## STATED TASK
Extract, exactly as written, each line from the start of the records below to the line containing "const fuente = 'DejaVu Sans';", both ends included; drop the pictures.

## MATERIAL
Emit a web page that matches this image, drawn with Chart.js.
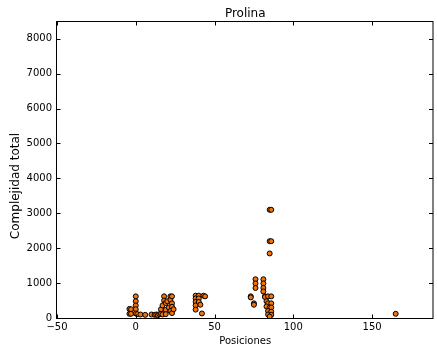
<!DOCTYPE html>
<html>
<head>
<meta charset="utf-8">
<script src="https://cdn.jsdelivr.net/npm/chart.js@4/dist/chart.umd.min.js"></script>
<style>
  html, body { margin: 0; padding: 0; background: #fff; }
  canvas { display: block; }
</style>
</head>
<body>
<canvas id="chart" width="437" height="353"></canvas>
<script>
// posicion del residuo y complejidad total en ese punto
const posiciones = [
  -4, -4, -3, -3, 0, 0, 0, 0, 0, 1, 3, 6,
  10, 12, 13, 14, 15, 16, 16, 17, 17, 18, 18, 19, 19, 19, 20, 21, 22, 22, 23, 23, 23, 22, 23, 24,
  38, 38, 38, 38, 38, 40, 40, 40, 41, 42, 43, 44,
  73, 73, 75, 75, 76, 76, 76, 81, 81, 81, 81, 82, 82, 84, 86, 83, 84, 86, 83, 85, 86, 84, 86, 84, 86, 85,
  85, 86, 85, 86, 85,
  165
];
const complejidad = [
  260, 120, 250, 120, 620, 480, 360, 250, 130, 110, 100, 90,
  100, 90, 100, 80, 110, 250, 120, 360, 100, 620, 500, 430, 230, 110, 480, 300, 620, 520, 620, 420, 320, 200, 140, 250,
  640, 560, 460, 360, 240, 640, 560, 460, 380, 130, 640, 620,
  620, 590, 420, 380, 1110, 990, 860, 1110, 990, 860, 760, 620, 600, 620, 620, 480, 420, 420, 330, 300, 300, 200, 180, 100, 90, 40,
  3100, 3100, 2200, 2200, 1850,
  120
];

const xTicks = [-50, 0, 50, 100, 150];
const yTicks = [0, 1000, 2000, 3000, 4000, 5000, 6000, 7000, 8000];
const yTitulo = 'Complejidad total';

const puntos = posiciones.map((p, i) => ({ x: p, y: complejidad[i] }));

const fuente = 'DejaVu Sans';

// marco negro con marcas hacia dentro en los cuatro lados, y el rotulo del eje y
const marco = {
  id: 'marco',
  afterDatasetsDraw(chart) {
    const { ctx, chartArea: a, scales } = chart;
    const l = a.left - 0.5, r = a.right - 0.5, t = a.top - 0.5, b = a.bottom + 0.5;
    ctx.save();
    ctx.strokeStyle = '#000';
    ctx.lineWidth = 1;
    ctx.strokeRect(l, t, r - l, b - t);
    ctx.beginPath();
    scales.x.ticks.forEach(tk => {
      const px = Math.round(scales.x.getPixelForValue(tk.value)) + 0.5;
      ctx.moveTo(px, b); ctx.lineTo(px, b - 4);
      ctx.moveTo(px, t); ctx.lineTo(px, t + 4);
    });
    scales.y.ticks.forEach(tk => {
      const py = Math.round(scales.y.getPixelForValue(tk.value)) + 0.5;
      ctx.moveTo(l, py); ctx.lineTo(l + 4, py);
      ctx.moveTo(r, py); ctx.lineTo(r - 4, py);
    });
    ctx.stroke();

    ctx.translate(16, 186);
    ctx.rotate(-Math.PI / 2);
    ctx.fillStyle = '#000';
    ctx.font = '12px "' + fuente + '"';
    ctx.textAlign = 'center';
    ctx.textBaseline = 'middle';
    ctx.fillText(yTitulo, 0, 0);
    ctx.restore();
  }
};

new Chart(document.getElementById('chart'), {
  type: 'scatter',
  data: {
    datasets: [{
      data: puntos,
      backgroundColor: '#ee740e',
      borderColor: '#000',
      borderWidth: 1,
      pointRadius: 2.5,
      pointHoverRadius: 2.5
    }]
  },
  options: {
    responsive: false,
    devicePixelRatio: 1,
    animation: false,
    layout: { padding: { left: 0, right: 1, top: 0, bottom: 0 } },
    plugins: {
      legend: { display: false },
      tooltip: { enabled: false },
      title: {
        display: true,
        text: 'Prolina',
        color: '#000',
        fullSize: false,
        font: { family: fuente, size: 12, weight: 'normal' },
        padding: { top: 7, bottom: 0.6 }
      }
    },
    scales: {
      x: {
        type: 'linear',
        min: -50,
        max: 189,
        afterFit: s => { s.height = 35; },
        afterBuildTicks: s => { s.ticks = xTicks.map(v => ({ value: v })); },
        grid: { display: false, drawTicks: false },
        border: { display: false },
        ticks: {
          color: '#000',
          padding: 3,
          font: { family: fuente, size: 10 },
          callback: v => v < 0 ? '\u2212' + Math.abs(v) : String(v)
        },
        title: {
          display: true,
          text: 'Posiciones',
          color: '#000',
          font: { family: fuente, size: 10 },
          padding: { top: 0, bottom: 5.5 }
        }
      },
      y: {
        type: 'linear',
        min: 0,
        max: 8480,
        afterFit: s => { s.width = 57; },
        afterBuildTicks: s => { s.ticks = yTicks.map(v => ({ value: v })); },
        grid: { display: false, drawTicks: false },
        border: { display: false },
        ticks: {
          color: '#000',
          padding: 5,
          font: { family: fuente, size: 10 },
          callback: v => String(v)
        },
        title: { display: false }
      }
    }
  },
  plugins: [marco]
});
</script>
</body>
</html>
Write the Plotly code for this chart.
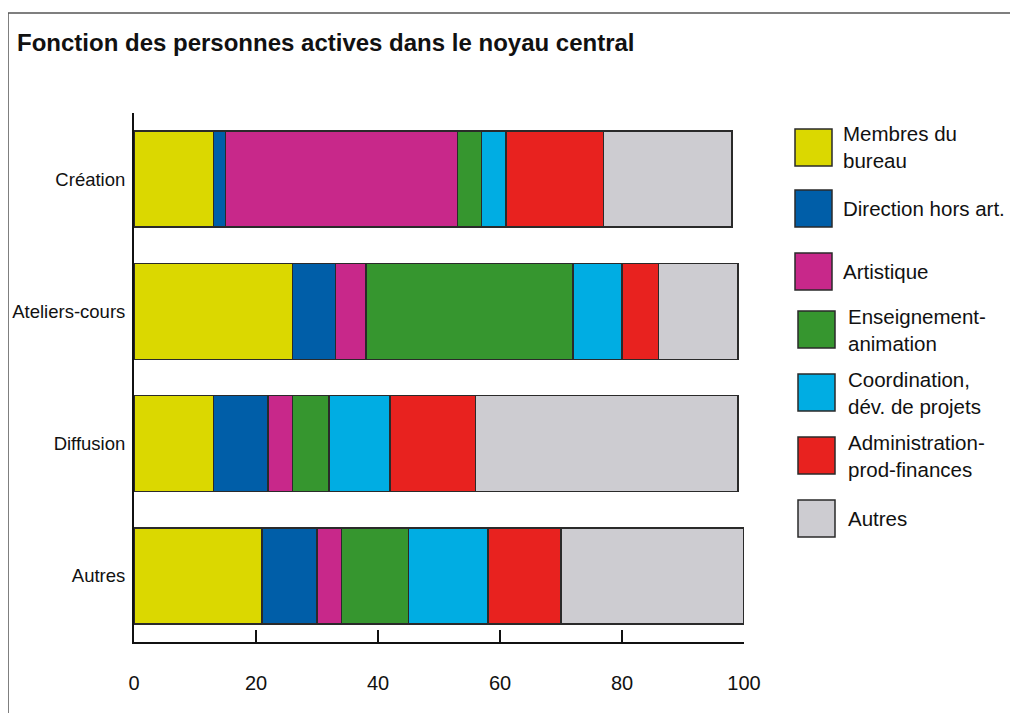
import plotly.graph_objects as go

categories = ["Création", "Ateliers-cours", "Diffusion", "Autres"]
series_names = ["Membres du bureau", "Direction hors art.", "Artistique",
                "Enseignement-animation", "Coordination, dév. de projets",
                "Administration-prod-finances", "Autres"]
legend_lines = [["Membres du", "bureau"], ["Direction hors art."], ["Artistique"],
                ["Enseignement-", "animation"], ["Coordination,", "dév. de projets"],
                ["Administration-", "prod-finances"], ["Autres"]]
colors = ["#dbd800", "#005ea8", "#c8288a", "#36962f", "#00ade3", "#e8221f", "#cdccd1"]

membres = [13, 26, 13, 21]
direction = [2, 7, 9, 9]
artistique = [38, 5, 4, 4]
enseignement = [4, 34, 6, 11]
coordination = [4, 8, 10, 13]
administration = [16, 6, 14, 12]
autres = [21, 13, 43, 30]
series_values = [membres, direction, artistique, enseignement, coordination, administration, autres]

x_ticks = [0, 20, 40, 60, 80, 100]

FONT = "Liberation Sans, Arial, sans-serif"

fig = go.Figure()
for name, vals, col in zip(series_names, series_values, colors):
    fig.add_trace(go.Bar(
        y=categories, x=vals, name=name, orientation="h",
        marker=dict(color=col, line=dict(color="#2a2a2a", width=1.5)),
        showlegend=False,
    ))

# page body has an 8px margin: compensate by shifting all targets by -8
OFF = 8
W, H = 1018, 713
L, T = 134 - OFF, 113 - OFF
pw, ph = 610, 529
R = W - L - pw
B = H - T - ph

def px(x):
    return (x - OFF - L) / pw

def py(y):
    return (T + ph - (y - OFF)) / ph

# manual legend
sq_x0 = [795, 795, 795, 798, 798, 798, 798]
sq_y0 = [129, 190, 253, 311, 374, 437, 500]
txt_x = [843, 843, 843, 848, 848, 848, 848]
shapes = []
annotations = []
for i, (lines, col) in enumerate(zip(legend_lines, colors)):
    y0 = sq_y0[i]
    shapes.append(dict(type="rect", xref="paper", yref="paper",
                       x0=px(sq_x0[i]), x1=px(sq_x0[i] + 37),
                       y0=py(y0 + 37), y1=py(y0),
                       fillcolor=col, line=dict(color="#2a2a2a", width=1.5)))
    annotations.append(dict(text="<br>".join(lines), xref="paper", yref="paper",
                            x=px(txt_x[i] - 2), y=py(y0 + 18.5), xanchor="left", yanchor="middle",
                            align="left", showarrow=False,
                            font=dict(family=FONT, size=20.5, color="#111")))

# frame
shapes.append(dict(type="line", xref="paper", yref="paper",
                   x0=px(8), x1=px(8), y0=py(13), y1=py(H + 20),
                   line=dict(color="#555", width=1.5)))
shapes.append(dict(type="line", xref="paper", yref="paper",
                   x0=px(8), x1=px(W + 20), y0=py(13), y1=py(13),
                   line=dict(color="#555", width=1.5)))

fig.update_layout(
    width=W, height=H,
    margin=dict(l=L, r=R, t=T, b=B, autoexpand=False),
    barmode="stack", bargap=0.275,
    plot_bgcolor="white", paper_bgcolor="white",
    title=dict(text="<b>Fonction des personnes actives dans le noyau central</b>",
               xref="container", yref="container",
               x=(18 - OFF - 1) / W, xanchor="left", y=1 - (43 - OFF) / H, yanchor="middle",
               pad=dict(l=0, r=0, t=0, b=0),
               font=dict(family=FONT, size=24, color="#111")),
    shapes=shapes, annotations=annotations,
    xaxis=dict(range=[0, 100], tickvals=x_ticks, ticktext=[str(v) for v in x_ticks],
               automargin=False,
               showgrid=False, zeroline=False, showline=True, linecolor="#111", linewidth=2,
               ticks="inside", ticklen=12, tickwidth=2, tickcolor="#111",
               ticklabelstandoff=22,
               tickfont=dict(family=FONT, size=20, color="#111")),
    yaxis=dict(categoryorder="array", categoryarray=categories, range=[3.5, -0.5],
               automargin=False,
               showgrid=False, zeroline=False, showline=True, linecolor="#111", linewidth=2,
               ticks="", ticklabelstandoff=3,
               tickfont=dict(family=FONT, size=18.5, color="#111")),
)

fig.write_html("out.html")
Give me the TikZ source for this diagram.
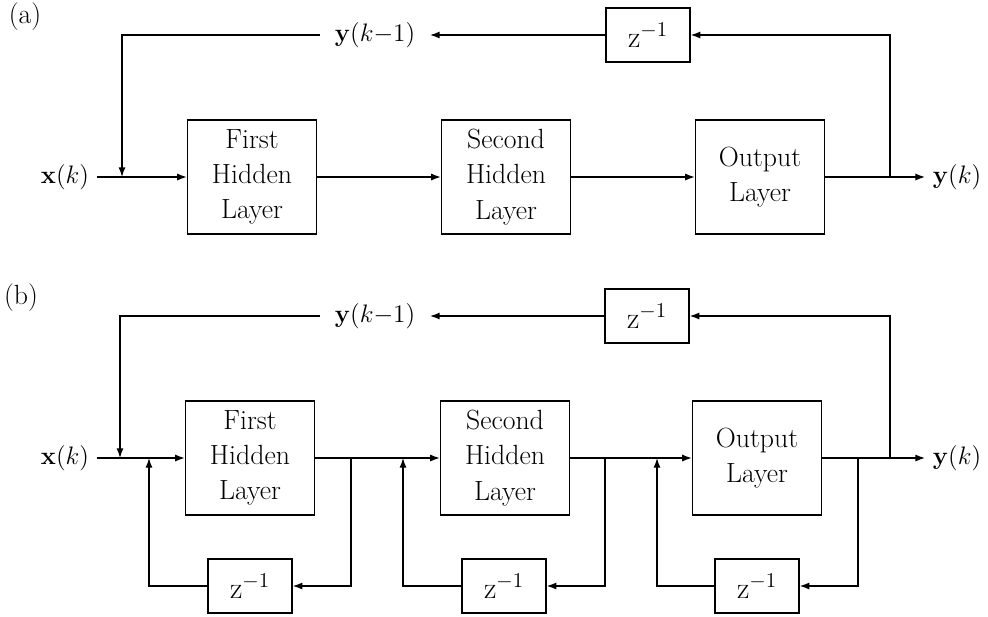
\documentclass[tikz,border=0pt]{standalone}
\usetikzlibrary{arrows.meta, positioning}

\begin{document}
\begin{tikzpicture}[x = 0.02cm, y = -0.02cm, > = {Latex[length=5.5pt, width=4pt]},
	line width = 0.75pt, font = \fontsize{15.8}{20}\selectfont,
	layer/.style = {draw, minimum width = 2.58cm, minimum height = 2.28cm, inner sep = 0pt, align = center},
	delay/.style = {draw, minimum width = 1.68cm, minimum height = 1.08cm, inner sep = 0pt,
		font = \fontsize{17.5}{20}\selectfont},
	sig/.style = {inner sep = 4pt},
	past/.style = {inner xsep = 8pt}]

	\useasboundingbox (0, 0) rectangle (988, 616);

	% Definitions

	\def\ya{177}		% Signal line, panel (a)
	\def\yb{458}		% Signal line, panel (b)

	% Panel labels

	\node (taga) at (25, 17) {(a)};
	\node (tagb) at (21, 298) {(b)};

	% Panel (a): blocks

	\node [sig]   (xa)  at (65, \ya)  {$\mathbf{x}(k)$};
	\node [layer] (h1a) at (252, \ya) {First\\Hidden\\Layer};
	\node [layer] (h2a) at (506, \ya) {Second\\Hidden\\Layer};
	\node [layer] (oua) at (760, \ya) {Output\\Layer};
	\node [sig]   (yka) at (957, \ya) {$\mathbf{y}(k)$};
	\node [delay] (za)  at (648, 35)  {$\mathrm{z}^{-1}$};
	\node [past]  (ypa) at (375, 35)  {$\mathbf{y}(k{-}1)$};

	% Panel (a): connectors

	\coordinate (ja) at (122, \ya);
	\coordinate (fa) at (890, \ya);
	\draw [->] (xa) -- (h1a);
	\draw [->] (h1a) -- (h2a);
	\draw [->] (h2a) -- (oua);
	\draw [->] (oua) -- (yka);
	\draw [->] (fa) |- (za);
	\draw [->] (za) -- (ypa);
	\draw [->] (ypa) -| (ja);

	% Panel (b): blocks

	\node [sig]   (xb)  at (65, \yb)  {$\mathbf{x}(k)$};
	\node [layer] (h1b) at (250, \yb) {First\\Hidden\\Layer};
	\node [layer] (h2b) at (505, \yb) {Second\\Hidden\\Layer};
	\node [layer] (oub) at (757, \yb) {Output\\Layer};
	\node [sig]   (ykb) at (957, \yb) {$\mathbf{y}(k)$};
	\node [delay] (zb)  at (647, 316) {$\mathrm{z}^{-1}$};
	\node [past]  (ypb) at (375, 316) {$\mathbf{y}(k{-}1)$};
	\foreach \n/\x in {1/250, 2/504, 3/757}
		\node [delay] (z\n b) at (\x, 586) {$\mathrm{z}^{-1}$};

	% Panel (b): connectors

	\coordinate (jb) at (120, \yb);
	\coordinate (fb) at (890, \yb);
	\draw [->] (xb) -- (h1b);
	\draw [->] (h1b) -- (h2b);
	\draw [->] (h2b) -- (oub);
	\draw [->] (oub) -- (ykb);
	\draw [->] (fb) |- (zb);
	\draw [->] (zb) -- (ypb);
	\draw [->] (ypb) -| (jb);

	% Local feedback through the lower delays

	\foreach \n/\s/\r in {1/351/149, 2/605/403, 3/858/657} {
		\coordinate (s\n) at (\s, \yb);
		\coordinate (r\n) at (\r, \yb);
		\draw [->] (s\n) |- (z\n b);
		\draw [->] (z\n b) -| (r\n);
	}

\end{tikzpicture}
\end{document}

## SOLUTION TO THE EXERCISE
Emit a web page that matches this image, drawn with Chart.js.
<!DOCTYPE html>
<html>
<head>
<meta charset="utf-8">
<script src="https://cdn.jsdelivr.net/npm/chart.js@4/dist/chart.umd.min.js"></script>
<style>
  html, body { margin: 0; padding: 0; background: #fff; }
  canvas { display: block; }
</style>
</head>
<body>
<canvas id="chart" width="437" height="353"></canvas>
<script>
// posicion del residuo y complejidad total en ese punto
const posiciones = [
  -4, -4, -3, -3, 0, 0, 0, 0, 0, 1, 3, 6,
  10, 12, 13, 14, 15, 16, 16, 17, 17, 18, 18, 19, 19, 19, 20, 21, 22, 22, 23, 23, 23, 22, 23, 24,
  38, 38, 38, 38, 38, 40, 40, 40, 41, 42, 43, 44,
  73, 73, 75, 75, 76, 76, 76, 81, 81, 81, 81, 82, 82, 84, 86, 83, 84, 86, 83, 85, 86, 84, 86, 84, 86, 85,
  85, 86, 85, 86, 85,
  165
];
const complejidad = [
  260, 120, 250, 120, 620, 480, 360, 250, 130, 110, 100, 90,
  100, 90, 100, 80, 110, 250, 120, 360, 100, 620, 500, 430, 230, 110, 480, 300, 620, 520, 620, 420, 320, 200, 140, 250,
  640, 560, 460, 360, 240, 640, 560, 460, 380, 130, 640, 620,
  620, 590, 420, 380, 1110, 990, 860, 1110, 990, 860, 760, 620, 600, 620, 620, 480, 420, 420, 330, 300, 300, 200, 180, 100, 90, 40,
  3100, 3100, 2200, 2200, 1850,
  120
];

const xTicks = [-50, 0, 50, 100, 150];
const yTicks = [0, 1000, 2000, 3000, 4000, 5000, 6000, 7000, 8000];
const yTitulo = 'Complejidad total';

const puntos = posiciones.map((p, i) => ({ x: p, y: complejidad[i] }));

const fuente = 'DejaVu Sans';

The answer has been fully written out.